======== Input records ========

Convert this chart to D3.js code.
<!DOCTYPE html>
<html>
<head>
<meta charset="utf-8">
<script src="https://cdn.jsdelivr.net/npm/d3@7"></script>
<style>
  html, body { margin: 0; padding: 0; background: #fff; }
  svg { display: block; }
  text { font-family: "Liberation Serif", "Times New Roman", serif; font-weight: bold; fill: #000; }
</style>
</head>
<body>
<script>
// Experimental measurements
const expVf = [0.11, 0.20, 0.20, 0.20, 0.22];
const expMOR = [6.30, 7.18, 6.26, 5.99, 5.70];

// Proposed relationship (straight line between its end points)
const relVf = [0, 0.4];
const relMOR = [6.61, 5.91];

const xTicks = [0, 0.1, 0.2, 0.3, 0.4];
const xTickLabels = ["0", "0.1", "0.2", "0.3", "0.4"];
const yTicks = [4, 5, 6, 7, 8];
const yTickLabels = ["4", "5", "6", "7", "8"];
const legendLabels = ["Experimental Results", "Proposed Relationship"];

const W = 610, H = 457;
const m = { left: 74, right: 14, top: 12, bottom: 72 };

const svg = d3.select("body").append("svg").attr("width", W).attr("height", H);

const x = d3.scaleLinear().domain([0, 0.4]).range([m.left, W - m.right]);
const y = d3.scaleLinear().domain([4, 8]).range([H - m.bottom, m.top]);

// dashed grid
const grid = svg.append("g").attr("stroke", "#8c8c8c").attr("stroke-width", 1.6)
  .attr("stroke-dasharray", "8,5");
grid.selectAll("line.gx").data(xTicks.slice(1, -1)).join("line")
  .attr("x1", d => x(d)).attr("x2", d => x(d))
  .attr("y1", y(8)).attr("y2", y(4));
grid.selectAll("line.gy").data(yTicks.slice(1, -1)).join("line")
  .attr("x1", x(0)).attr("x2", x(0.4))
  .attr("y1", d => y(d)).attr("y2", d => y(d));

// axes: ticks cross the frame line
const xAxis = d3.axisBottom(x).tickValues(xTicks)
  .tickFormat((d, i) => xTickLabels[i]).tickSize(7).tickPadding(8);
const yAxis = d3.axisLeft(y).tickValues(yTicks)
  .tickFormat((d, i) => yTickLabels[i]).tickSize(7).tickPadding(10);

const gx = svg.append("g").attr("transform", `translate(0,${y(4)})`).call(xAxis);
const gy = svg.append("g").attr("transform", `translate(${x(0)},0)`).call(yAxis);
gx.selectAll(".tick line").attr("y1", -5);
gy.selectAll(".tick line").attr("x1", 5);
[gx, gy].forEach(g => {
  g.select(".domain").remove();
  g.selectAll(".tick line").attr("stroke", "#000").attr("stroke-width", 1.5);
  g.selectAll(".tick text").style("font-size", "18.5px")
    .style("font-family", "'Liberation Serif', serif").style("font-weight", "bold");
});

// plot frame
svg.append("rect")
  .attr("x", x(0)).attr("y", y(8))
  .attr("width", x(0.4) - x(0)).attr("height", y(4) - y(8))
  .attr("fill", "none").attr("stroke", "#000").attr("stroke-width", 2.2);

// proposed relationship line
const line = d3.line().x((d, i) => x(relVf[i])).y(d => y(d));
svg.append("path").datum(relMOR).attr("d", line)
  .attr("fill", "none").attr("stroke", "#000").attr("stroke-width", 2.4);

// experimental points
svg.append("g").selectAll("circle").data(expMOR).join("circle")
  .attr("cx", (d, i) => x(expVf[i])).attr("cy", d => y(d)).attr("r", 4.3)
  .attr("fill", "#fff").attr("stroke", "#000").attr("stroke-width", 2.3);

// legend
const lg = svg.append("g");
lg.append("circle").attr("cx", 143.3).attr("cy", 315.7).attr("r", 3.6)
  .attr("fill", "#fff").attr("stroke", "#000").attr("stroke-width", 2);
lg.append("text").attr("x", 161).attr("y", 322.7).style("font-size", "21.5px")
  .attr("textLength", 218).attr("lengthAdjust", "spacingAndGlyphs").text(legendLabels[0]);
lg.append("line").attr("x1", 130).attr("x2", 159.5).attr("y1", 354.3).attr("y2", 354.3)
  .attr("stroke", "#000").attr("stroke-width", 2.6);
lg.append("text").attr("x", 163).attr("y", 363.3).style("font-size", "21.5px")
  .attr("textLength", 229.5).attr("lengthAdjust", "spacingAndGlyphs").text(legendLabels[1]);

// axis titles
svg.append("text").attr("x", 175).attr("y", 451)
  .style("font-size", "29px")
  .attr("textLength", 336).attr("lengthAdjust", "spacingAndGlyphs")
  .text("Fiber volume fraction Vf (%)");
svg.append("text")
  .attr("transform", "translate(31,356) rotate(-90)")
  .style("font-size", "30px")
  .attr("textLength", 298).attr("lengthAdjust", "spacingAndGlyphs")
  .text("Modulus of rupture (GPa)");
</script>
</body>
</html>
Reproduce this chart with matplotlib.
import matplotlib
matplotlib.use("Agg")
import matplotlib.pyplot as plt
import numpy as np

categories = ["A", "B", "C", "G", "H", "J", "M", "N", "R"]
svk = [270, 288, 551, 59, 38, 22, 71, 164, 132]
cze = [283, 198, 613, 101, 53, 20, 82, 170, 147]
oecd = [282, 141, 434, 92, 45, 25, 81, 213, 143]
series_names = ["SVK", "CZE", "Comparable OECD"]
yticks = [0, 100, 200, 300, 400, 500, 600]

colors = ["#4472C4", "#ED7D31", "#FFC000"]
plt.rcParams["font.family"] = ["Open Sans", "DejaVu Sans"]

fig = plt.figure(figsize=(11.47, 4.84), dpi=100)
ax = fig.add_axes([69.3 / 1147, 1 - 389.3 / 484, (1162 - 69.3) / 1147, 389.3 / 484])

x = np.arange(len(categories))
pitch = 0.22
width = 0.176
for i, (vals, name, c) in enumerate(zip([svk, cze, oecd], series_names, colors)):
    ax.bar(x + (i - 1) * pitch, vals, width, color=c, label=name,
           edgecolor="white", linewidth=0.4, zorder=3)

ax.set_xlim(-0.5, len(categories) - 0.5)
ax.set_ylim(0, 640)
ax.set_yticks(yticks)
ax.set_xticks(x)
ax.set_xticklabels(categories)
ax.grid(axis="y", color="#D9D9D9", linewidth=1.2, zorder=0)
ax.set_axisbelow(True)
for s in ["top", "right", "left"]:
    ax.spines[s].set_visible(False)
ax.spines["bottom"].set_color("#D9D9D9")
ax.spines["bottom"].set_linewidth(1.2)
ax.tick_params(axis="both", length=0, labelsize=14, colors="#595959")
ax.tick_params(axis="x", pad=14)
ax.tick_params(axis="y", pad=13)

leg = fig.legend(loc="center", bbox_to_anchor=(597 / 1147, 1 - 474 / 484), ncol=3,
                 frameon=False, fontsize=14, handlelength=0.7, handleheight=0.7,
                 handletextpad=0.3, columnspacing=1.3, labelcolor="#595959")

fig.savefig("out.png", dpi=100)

========

# Your goal:
Go back to the listing above and please repeat it exactly.

# Exercise output:
Convert this chart to D3.js code.
<!DOCTYPE html>
<html>
<head>
<meta charset="utf-8">
<script src="https://cdn.jsdelivr.net/npm/d3@7"></script>
<style>
  html, body { margin: 0; padding: 0; background: #fff; }
  svg { display: block; }
  text { font-family: "Liberation Serif", "Times New Roman", serif; font-weight: bold; fill: #000; }
</style>
</head>
<body>
<script>
// Experimental measurements
const expVf = [0.11, 0.20, 0.20, 0.20, 0.22];
const expMOR = [6.30, 7.18, 6.26, 5.99, 5.70];

// Proposed relationship (straight line between its end points)
const relVf = [0, 0.4];
const relMOR = [6.61, 5.91];

const xTicks = [0, 0.1, 0.2, 0.3, 0.4];
const xTickLabels = ["0", "0.1", "0.2", "0.3", "0.4"];
const yTicks = [4, 5, 6, 7, 8];
const yTickLabels = ["4", "5", "6", "7", "8"];
const legendLabels = ["Experimental Results", "Proposed Relationship"];

const W = 610, H = 457;
const m = { left: 74, right: 14, top: 12, bottom: 72 };

const svg = d3.select("body").append("svg").attr("width", W).attr("height", H);

const x = d3.scaleLinear().domain([0, 0.4]).range([m.left, W - m.right]);
const y = d3.scaleLinear().domain([4, 8]).range([H - m.bottom, m.top]);

// dashed grid
const grid = svg.append("g").attr("stroke", "#8c8c8c").attr("stroke-width", 1.6)
  .attr("stroke-dasharray", "8,5");
grid.selectAll("line.gx").data(xTicks.slice(1, -1)).join("line")
  .attr("x1", d => x(d)).attr("x2", d => x(d))
  .attr("y1", y(8)).attr("y2", y(4));
grid.selectAll("line.gy").data(yTicks.slice(1, -1)).join("line")
  .attr("x1", x(0)).attr("x2", x(0.4))
  .attr("y1", d => y(d)).attr("y2", d => y(d));

// axes: ticks cross the frame line
const xAxis = d3.axisBottom(x).tickValues(xTicks)
  .tickFormat((d, i) => xTickLabels[i]).tickSize(7).tickPadding(8);
const yAxis = d3.axisLeft(y).tickValues(yTicks)
  .tickFormat((d, i) => yTickLabels[i]).tickSize(7).tickPadding(10);

const gx = svg.append("g").attr("transform", `translate(0,${y(4)})`).call(xAxis);
const gy = svg.append("g").attr("transform", `translate(${x(0)},0)`).call(yAxis);
gx.selectAll(".tick line").attr("y1", -5);
gy.selectAll(".tick line").attr("x1", 5);
[gx, gy].forEach(g => {
  g.select(".domain").remove();
  g.selectAll(".tick line").attr("stroke", "#000").attr("stroke-width", 1.5);
  g.selectAll(".tick text").style("font-size", "18.5px")
    .style("font-family", "'Liberation Serif', serif").style("font-weight", "bold");
});

// plot frame
svg.append("rect")
  .attr("x", x(0)).attr("y", y(8))
  .attr("width", x(0.4) - x(0)).attr("height", y(4) - y(8))
  .attr("fill", "none").attr("stroke", "#000").attr("stroke-width", 2.2);

// proposed relationship line
const line = d3.line().x((d, i) => x(relVf[i])).y(d => y(d));
svg.append("path").datum(relMOR).attr("d", line)
  .attr("fill", "none").attr("stroke", "#000").attr("stroke-width", 2.4);

// experimental points
svg.append("g").selectAll("circle").data(expMOR).join("circle")
  .attr("cx", (d, i) => x(expVf[i])).attr("cy", d => y(d)).attr("r", 4.3)
  .attr("fill", "#fff").attr("stroke", "#000").attr("stroke-width", 2.3);

// legend
const lg = svg.append("g");
lg.append("circle").attr("cx", 143.3).attr("cy", 315.7).attr("r", 3.6)
  .attr("fill", "#fff").attr("stroke", "#000").attr("stroke-width", 2);
lg.append("text").attr("x", 161).attr("y", 322.7).style("font-size", "21.5px")
  .attr("textLength", 218).attr("lengthAdjust", "spacingAndGlyphs").text(legendLabels[0]);
lg.append("line").attr("x1", 130).attr("x2", 159.5).attr("y1", 354.3).attr("y2", 354.3)
  .attr("stroke", "#000").attr("stroke-width", 2.6);
lg.append("text").attr("x", 163).attr("y", 363.3).style("font-size", "21.5px")
  .attr("textLength", 229.5).attr("lengthAdjust", "spacingAndGlyphs").text(legendLabels[1]);

// axis titles
svg.append("text").attr("x", 175).attr("y", 451)
  .style("font-size", "29px")
  .attr("textLength", 336).attr("lengthAdjust", "spacingAndGlyphs")
  .text("Fiber volume fraction Vf (%)");
svg.append("text")
  .attr("transform", "translate(31,356) rotate(-90)")
  .style("font-size", "30px")
  .attr("textLength", 298).attr("lengthAdjust", "spacingAndGlyphs")
  .text("Modulus of rupture (GPa)");
</script>
</body>
</html>
Reproduce this chart with matplotlib.
import matplotlib
matplotlib.use("Agg")
import matplotlib.pyplot as plt
import numpy as np

categories = ["A", "B", "C", "G", "H", "J", "M", "N", "R"]
svk = [270, 288, 551, 59, 38, 22, 71, 164, 132]
cze = [283, 198, 613, 101, 53, 20, 82, 170, 147]
oecd = [282, 141, 434, 92, 45, 25, 81, 213, 143]
series_names = ["SVK", "CZE", "Comparable OECD"]
yticks = [0, 100, 200, 300, 400, 500, 600]

colors = ["#4472C4", "#ED7D31", "#FFC000"]
plt.rcParams["font.family"] = ["Open Sans", "DejaVu Sans"]

fig = plt.figure(figsize=(11.47, 4.84), dpi=100)
ax = fig.add_axes([69.3 / 1147, 1 - 389.3 / 484, (1162 - 69.3) / 1147, 389.3 / 484])

x = np.arange(len(categories))
pitch = 0.22
width = 0.176
for i, (vals, name, c) in enumerate(zip([svk, cze, oecd], series_names, colors)):
    ax.bar(x + (i - 1) * pitch, vals, width, color=c, label=name,
           edgecolor="white", linewidth=0.4, zorder=3)

ax.set_xlim(-0.5, len(categories) - 0.5)
ax.set_ylim(0, 640)
ax.set_yticks(yticks)
ax.set_xticks(x)
ax.set_xticklabels(categories)
ax.grid(axis="y", color="#D9D9D9", linewidth=1.2, zorder=0)
ax.set_axisbelow(True)
for s in ["top", "right", "left"]:
    ax.spines[s].set_visible(False)
ax.spines["bottom"].set_color("#D9D9D9")
ax.spines["bottom"].set_linewidth(1.2)
ax.tick_params(axis="both", length=0, labelsize=14, colors="#595959")
ax.tick_params(axis="x", pad=14)
ax.tick_params(axis="y", pad=13)

leg = fig.legend(loc="center", bbox_to_anchor=(597 / 1147, 1 - 474 / 484), ncol=3,
                 frameon=False, fontsize=14, handlelength=0.7, handleheight=0.7,
                 handletextpad=0.3, columnspacing=1.3, labelcolor="#595959")

fig.savefig("out.png", dpi=100)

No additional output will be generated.